Over the last 1-2 weeks Nick Day has been calculating NMR spectra and comparing the results with experiment. As there appears to be considerable interest we have agreed to make our conclusions Open on an almost daily basis. These lead to some compelling observations on the value of Open Data which I shall publish later. To summarise:
We needed an Open Data set of NMR spectra and associated molecular structures. The data had to be Open because we wished to publish all the results in detail without requiring to go back to the “owners”. The data also required annotation of the spectra with the molecular structure (“assignment of peaks”). Ideally the data should be in XML as this is the only way of avoiding potential semantic loss and corruption, but we would have managed with legacy formats.
There are well over 1 million spectra published each year in peer-reviewed journals. Almost NONE are published in semantic form – most are as textual PDFs or graphical PDFs. It is also unclear how many of these could be robotically downloaded without the publishers sending lawyers – at least Elsevier allow us to do this. In any case we would have to use OSCAR to extract the data, probably involving corruption and loss.
So we looked for Open collections of spectra. There are many, with an aggregated count of probably over a million spectra. However almost all are completely closed – they requires licence fees and forbid re-use. I have criticized this practice before and shall do so later, but here I note that the only Open collection of spectra is NMRShiftDB – open nmr database on the web. This has been created by Crhristoph Steinbeck and colleagues and contains somewhat over 20,000 spectra. Because Crhistoph is a member of the Blue Obelisk the data can be exported in CMLSpect (XML) without which Nick Day’s project would not have been possible.
We downloaded the whole of NMRShiftDB. When we started we had NO idea of the quality. This was deliberate, and part of the eScience- can a robot automatically determine the quality of data? Several correspondents have missed this point – It was more important to answer this question than whether the data were “good”. IF AND ONLY IF the data AND METADATA were of sufficient quality would it be possible to say something useful about the value of the theoretical calculations.
We knew in advance that certain calculations would be inappropriate. Large molecules (> 20 heavy atoms) would take too long. Molecules with floppy groups cannot be easily analysed. So we selected small molecules with rigid frameworks. This gave a starting set of about 500 candidates, each of which takes on average 1 day to calculate.
About 200 of these had computational problems – mainly that they were too large, they didn’t converge, Condor had problems managing the jobs, etc. So we have a final list of about 300 candidates.
We have listed the analysis of these results over the last few days. It is clear that some entries have “errors” and that there were also defects in the initial calculation models. Henry knew the latter, of course, but if we hadn’t known this at the start we would have been able to hypothethise that Br, Cl gave rise to serious additive deviation. So this is at least confirmation of a known effect for which we have made empirical corrections based on theory.

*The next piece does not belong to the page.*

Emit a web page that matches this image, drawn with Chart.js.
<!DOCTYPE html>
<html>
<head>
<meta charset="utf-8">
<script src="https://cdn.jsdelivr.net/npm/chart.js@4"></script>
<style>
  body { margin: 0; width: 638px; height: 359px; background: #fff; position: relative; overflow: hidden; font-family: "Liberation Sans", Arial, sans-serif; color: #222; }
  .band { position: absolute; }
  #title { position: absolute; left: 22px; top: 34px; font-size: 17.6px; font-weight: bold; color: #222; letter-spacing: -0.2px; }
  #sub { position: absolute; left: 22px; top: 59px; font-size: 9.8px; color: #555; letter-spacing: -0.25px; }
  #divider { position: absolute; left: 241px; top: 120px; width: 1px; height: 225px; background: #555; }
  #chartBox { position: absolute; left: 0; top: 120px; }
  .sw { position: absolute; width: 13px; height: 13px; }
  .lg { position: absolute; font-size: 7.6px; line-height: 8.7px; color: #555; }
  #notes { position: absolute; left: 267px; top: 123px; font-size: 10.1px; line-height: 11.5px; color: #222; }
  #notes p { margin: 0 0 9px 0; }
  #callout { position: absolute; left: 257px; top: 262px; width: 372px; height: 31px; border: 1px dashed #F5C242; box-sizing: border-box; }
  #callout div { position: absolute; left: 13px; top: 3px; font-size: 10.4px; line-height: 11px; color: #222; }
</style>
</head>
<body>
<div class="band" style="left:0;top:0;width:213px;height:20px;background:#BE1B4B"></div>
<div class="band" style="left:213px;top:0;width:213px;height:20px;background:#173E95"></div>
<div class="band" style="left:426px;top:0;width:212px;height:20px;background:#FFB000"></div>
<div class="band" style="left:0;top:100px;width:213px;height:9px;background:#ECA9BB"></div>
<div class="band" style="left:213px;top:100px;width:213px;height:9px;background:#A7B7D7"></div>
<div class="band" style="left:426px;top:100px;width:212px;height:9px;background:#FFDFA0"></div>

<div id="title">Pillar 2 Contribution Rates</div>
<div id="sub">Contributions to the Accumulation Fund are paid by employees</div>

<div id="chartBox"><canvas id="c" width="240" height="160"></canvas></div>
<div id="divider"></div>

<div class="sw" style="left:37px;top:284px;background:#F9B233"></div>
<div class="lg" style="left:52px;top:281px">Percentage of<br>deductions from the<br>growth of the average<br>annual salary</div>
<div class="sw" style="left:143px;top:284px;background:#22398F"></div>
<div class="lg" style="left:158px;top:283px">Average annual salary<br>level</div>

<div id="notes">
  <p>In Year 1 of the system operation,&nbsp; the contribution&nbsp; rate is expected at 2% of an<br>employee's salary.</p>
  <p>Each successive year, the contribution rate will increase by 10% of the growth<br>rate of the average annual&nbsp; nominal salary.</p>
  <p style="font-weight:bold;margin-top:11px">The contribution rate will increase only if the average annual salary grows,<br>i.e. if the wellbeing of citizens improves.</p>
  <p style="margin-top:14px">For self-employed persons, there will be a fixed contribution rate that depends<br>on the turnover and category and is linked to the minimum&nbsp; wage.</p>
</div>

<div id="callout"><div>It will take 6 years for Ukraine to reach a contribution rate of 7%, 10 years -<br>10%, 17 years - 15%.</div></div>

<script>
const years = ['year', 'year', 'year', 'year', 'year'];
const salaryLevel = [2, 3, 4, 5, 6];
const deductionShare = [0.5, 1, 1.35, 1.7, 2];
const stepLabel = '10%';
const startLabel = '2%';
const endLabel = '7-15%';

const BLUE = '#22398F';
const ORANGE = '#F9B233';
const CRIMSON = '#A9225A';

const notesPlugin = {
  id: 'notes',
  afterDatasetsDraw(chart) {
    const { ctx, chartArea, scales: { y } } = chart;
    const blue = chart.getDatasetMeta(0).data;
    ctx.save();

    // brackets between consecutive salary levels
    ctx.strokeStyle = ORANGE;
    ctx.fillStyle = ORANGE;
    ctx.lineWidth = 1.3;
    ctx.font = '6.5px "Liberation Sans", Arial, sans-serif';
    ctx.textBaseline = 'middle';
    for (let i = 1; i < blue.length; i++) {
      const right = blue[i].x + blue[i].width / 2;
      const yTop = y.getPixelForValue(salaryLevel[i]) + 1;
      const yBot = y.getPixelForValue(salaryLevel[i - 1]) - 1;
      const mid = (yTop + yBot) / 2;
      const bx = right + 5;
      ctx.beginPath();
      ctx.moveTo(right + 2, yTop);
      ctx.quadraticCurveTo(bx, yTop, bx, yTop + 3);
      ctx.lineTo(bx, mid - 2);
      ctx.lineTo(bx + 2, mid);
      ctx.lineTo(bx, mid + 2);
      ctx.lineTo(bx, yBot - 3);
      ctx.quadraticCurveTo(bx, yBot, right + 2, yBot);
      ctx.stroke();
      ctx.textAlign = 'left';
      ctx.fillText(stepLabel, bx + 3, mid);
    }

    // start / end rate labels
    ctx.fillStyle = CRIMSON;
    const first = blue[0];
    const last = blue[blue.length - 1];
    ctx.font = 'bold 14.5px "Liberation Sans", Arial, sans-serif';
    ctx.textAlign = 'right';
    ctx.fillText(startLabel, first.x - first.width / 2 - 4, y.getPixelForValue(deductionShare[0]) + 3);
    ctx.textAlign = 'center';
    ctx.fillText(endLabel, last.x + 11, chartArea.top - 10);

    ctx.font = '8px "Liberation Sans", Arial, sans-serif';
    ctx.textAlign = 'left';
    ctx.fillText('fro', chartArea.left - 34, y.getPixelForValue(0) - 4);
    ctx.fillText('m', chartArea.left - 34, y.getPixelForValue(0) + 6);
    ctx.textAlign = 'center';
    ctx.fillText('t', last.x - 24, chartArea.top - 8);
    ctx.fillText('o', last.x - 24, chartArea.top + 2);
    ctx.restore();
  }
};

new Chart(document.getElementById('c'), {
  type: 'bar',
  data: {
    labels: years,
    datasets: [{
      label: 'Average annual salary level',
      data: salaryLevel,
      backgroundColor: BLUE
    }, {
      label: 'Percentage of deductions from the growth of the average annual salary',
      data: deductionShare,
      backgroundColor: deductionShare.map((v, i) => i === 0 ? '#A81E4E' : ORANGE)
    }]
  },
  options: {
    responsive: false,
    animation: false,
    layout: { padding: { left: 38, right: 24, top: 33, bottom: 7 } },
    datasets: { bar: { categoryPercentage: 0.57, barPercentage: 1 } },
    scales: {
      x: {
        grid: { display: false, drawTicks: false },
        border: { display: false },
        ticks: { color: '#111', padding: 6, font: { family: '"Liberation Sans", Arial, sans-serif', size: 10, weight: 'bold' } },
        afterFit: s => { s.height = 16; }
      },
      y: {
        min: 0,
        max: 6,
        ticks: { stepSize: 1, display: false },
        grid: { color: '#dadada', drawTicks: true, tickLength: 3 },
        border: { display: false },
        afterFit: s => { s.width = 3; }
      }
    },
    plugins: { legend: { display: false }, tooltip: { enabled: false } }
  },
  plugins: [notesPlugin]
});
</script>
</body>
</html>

We have shown examples of poor agreements and anticipated all of them in principle. The data set contains many problems including:
- wrong structures. I am sure that at least one structure does not correspond to the spectrum
- misassignments. These are very common – probably 20% of entries have misassignments
- transcription errors. Difficult to say, but probably about 1-5%
- conformational problems. There are certain molecules which have conformational variability (i.e. floppy) but we have only calculaed one conformer. The most common example is medium-sized rings
- human editing of data leading to corruption. 2 entries at least
As a result Nick is going to produce a cleaned data set manually. He has already done most of this (has he slept?). He cannot do this automatically as the metadata are not present in the XML files. He will then be in a position to answer the questions:
- how much of the variance is due to experimental problems?
- if this is lower than, say, 70%, is it possible to detect systematic “errors” in the computational methodology.
- if so, can the method be improved.
If we can believe in the methodology then we can start to use it as a tool for analysing future data sets. But until then we can’t.
We realise that other groups have access to larger and, they claim, better data sets. But they are closed. I shall argue in a later post that closed approaches hold back the quality of scientific data.